Official sources said Mnangagwa, who is Rural Housing minister and the ruling Zanu PF’s legal affairs secretary, was initially summoned in August and again early this month on the basis of reports to Mugabe about the UPM.
The UPM is said to be an emerging political movement linked to Mnangagwa and former Information minister Jonathan Moyo, as well as senior Zanu PF and opposition Movement for Democratic Change (MDC) members.
“Mnangagwa was summoned a by senior cabinet minister acting on behalf of the president over the UPM issue. The first meeting was in August and the second one earlier this month,” a source said.
“There is a great deal of panic in official circles about the UPM which seems to be a reincarnation of the Tsholotsho faction.
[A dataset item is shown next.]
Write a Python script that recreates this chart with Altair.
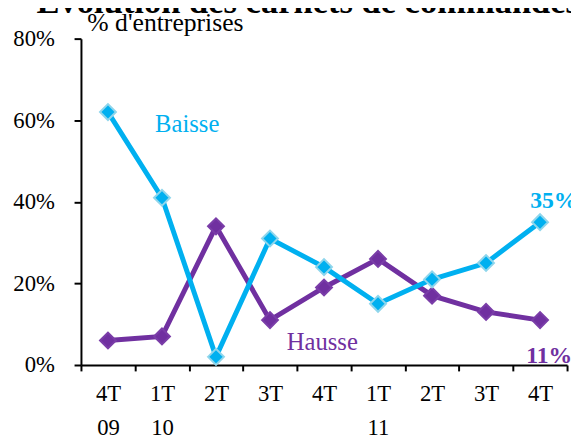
import json
import altair as alt
import pandas as pd

# ---- data ----
quarters = ["4T", "1T", "2T", "3T", "4T", "1T", "2T", "3T", "4T"]
years = ["09", "10", "10", "10", "10", "11", "11", "11", "11"]
year_shown = ["09", "10", "", "", "", "11", "", "", ""]
baisse = [62, 41, 2, 31, 24, 15, 21, 25, 35]
hausse = [6, 7, 34, 11, 19, 26, 17, 13, 11]
y_ticks = [0, 20, 40, 60, 80]
title_text = "Evolution des carnets de commandes"
y_title = "% d'entreprises"

keys = [f"{q} {y}" for q, y in zip(quarters, years)]
label_arrays = [[q, y] for q, y in zip(quarters, year_shown)]

df_b = pd.DataFrame({"key": keys, "value": baisse})
df_h = pd.DataFrame({"key": keys, "value": hausse})

CYAN = "#00B0F0"
CYAN_EDGE = "#8FD6EC"
PURPLE = "#7030A0"
PURPLE_EDGE = "#7A3DA8"
FONT = "'Liberation Serif', 'Times New Roman', 'DejaVu Serif', serif"

label_expr = f"{json.dumps(label_arrays)}[indexof({json.dumps(keys)}, datum.value)]"

x_enc = alt.X(
    "key:N",
    sort=keys,
    scale=alt.Scale(type="band", domain=keys, paddingInner=0, paddingOuter=0),
    axis=alt.Axis(
        title=None,
        labelAngle=0,
        labelExpr=label_expr,
        labelFont=FONT,
        labelFontSize=23,
        labelLineHeight=35,
        labelColor="black",
        labelPadding=12,
        tickBand="extent",
        tickSize=6,
        tickWidth=2,
        tickColor="black",
        domainColor="black",
        domainWidth=2,
        grid=False,
    ),
)
y_enc = alt.Y(
    "value:Q",
    scale=alt.Scale(domain=[0, 80], nice=False),
    axis=alt.Axis(
        values=y_ticks,
        labelExpr="datum.value + '%'",
        labelFont=FONT,
        labelFontSize=23,
        labelColor="black",
        labelPadding=20,
        tickSize=7,
        tickWidth=2,
        tickColor="black",
        domainColor="black",
        domainWidth=2,
        grid=False,
        title=y_title,
        titleAngle=0,
        titleFont=FONT,
        titleFontSize=26,
        titleFontWeight="normal",
        titleColor="black",
        titleAlign="left",
        titleBaseline="alphabetic",
        titleX=6,
        titleY=-8,
    ),
)

def series(df, color, edge):
    base = alt.Chart(df)
    line = base.mark_line(color=color, strokeWidth=5).encode(x=x_enc, y=y_enc)
    pts = base.mark_point(
        shape="diamond", filled=True, fill=color, stroke=edge,
        strokeWidth=2, size=260, opacity=1
    ).encode(x=x_enc, y=y_enc)
    return line + pts

h_layer = series(df_h, PURPLE, PURPLE_EDGE)
b_layer = series(df_b, CYAN, CYAN_EDGE)

def note(text, key, val, color, bold, dx, size):
    return alt.Chart(pd.DataFrame({"t": [text]})).mark_text(
        font=FONT, fontSize=size, fontWeight="bold" if bold else "normal",
        color=color, align="left", baseline="alphabetic", dx=dx
    ).encode(x=alt.datum(key), y=alt.datum(val), text="t:N")

notes = (
    note("Baisse", keys[1], 57, CYAN, False, -7, 25)
    + note("Hausse", keys[3], 3.6, PURPLE, False, 17, 25)
    + note(f"{baisse[-1]}%", keys[-1], 38.6, CYAN, True, -10, 24)
    + note(f"{hausse[-1]}%", keys[-1], 0.4, PURPLE, True, -14, 24)
)

chart = (
    alt.layer(h_layer, b_layer, notes)
    .properties(
        width=493,
        height=331,
        autosize=alt.AutoSizeParams(type="none"),
        padding={"left": 74, "top": 28, "right": 4, "bottom": 73},
        title=alt.TitleParams(
            title_text, font=FONT, fontSize=35, fontWeight="bold",
            color="black", anchor="start", dx=-45, dy=38, offset=0,
            baseline="alphabetic", frame="group",
        ),
    )
    .configure_view(stroke=None)
)

chart.save("out.html", embed_options={"renderer": "svg", "actions": False})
State resources have been deployed to monitor the activities of the UPM and those said to be linked to it,” said the source.
Mnangagwa could not discuss the issue yesterday, referring the Zimbabwe Independent to those said to have summoned him. “Speak to the person who was said to have met me,” he said.
About three weeks ago Mnangagwa denied involvement in the UPM.
“I have never heard about UPM. It is stupid to suggest that I would be its president when I am not even aware that there is such a political party,” he said. “Nobody has ever approached me to join such a party and I will not be part of it.”
Reports of Mnangagwa’s questioning came as four officials of the MDC in provincial structures resigned in protest against the party’s infighting, amid claims that they had been recruited by the UPM.
Sources last night named those who resigned from the MDC as SM Mandaza, organising secretary for Mashonaland East province and Mutoko North candidate during the March general election, G Rice, S Chiota and a B Mfuka, organising secretary for MDC’s Mashonaland Central province and a parliamentary election candidate in the March poll.
The MDC members cited the party’s internal strife and its failure to deal with government over the widely condemned Operation Murambatsvina as reasons for their resignations.
In a letter dated October 17 to MDC chairman Isaac Matongo, Mandaza cited “endless squabbles, personality clashes and infighting” in the party as his reasons for resignation.
“It is with a heavy heart that I’m writing this letter to inform you that I have decided to resign from the MDC with immediate effect,” Mandaza said.
“The MDC has not grown to the kind of a political party it sought to be at the beginning and is now disintegrating under the weight of endless squabbles, personality clashes, and all kinds of infighting taking place at Harvest House.”
A few months ago, a senior Zanu PF central committee member and ex-MP Pearson Mbalekwa quit the ruling party over Murambatsvina, which involved the demolition of shanties and informal businesses.
Mnangagwa’s summoning revived memories of the post-Tsholotsho backlash against Mnangagwa and his group. The saga led to the downfall of ministers like Jonathan Moyo and July Moyo. There were also other high-profile political casualties of the turbulent power struggle.